The record contains a medical report dated 20 December 1966 stating, in part:

"Paravertebral fibrositis is present, as is sacroiliac strain. Intensive conservative therapy is again indicated, including traction and physical therapy. If the results of this therapy are unsatisfactory, I would recommend further evaluation, including myelography, in consideration of herniated lumbar disc, and in consideration of possible necessity for surgery, considering the prolonged period of time that this patient has been symptomatic."

This report is quoted for the reason that to this date the issues have been limited to whether the employee has a compensable claim. None of the other issues, as for example, the average monthly wage; accident benefits; an award for total temporary disability; the percentage of physical functional disability resulting from the industrial incident, if any there be; and the award for permanent partial disability, if any there be, have been determined. This recitation is not a limitation upon the area of appropriate inquiry by The Industrial Commission, the only effect of this opinion being to determine that there was an industrial incident within the course and scope of the employment which requires additional examination and award.

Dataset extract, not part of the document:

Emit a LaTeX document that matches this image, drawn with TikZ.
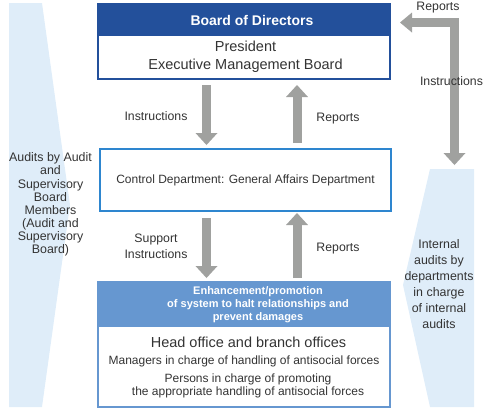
\documentclass[tikz,border=0pt]{standalone}
\usepackage{fontspec}
\setmainfont{Liberation Sans}
\usetikzlibrary{arrows.meta,calc}
\definecolor{dblue}{HTML}{23509B}
\definecolor{cblue}{HTML}{2E86CF}
\definecolor{mblue}{HTML}{6697D0}
\definecolor{lblue}{HTML}{DFEDF9}
\definecolor{agray}{HTML}{A0A19F}
\definecolor{tgray}{HTML}{333333}
\begin{document}
\begin{tikzpicture}[x=1pt,y=-1pt,
  every node/.style={text=tgray, inner sep=0pt, outer sep=0pt},
  lbl/.style={font=\fontsize{12.3}{16}\selectfont, align=center},
  bigarrow/.style={draw=agray, line width=9pt, line join=miter,
    -{Triangle[width=22pt,length=12pt,line width=0pt]}},
  larrow/.style={draw=agray, line width=9pt, line join=miter,
    {Triangle[width=20pt,length=12pt,line width=0pt]}-{Triangle[width=22pt,length=12pt,line width=0pt]}},
  box/.style={minimum width=292pt, anchor=north west, line width=2pt},
]
\useasboundingbox (0,0) rectangle (488,413);
% side shapes
\fill[lblue] (9,3) -- (42,3) -- (70,205) -- (42,407) -- (9,407) -- cycle;
\fill[lblue] (430,169) -- (474,169) -- (474,407) -- (430,407) -- (403,285) -- cycle;
% boxes
\node[box, draw=dblue, minimum height=75pt] (board) at (98,4) {};
\fill[dblue] (board.north west) rectangle ($(board.north east)+(0,32)$);
\node[box, draw=cblue, minimum width=291pt, minimum height=62pt] (control) at (100,149) {};
\node[box, draw=mblue, minimum height=125pt] (bottom) at (98,282) {};
\fill[mblue] (bottom.north west) rectangle ($(bottom.north east)+(0,45)$);
% texts in boxes
\node[text=white, font=\bfseries\fontsize{14}{16}\selectfont] (bodT) at (252,20.5) {Board of Directors};
\node[align=center, font=\fontsize{14.5}{18}\selectfont] (pres) at (245.5,57) {President\\Executive Management Board};
\node[font=\fontsize{12}{14}\selectfont] (ctrlT) at (245.5,180) {Control Department: General Affairs Department};
\node[text=white, align=center, font=\bfseries\fontsize{11}{13}\selectfont] (enh) at (258,304.5) {Enhancement/promotion\\of system to halt relationships and\\prevent damages};
\node[font=\fontsize{14.5}{16}\selectfont] (head) at (248.5,342) {Head office and branch offices};
\node[font=\fontsize{12}{14}\selectfont] (mgr) at (244,361) {Managers in charge of handling of antisocial forces};
\node[align=center, font=\fontsize{12}{13}\selectfont] (pers) at (248,385.5) {Persons in charge of promoting\\the appropriate handling of antisocial forces};
% side texts
\node[align=center, font=\fontsize{12.4}{13.1}\selectfont] (leftT) at (50.5,204.5) {Audits by Audit\\and\\Supervisory\\Board\\Members\\(Audit and\\Supervisory\\Board)};
\node[align=center, font=\fontsize{12.4}{16}\selectfont] (rightT) at (439,284) {Internal\\audits by\\departments\\in charge\\of internal\\audits};
% arrow coordinates
\coordinate (a1s) at (206.5,85);  \coordinate (a1e) at (206.5,145);
\coordinate (a2s) at (297,143);   \coordinate (a2e) at (297,85);
\coordinate (a3s) at (206.5,218); \coordinate (a3e) at (206.5,278);
\coordinate (a4s) at (297,278);   \coordinate (a4e) at (297,213);
\coordinate (lend) at (400,22.5); \coordinate (lcorner) at (454.5,22.5); \coordinate (lbot) at (454.5,165);
\draw[bigarrow] (a1s) -- (a1e);
\draw[bigarrow] (a2s) -- (a2e);
\draw[bigarrow] (a3s) -- (a3e);
\draw[bigarrow] (a4s) -- (a4e);
\draw[larrow] (lend) -- (lcorner) -- (lbot);
% labels
\node[lbl] (l1) at (156,116) {Instructions};
\node[lbl] (l2) at (338,119) {Reports};
\node[lbl] (l3) at (156,246) {Support\\Instructions};
\node[lbl] (l4) at (338,249) {Reports};
\node[lbl] (l5) at (438,8) {Reports};
\node[lbl] (l6) at (451.5,81) {Instructions};
\end{tikzpicture}
\end{document}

Under these circumstances we deem it appropriate to determine one matter of evidence. The employee's claim was processed under her former name of King, that being the name in which her employment records were maintained. In January 1964 she married Marvin Helms but her records were not modified. After the 7 December 1964 hearing someone, apparently an insurance adjuster, took a statement from a person who identified himself as Marvin Helms. This statement was transcribed and the transcript was not signed by Helms. So far as the *162 record discloses, the employee and her attorney were not notified of the taking of the statement and they did not participate therein. A further longhand statement dated 30 December 1964, written in one hand and signed in another, was taken under like circumstances. These were offered in evidence at the 10 June 1966 hearing. Objections were presented thereto and the objections were not ruled upon. These documents are not admissible in evidence before The Industrial Commission and they may not be considered by The Industrial Commission in future hearings upon the foundations which have been laid even though they have been stamped as having been received by The Industrial Commission and are physically within the file.

The Award is Affirmed.

CAMERON, C.J., and DONOFRIO, J., concur.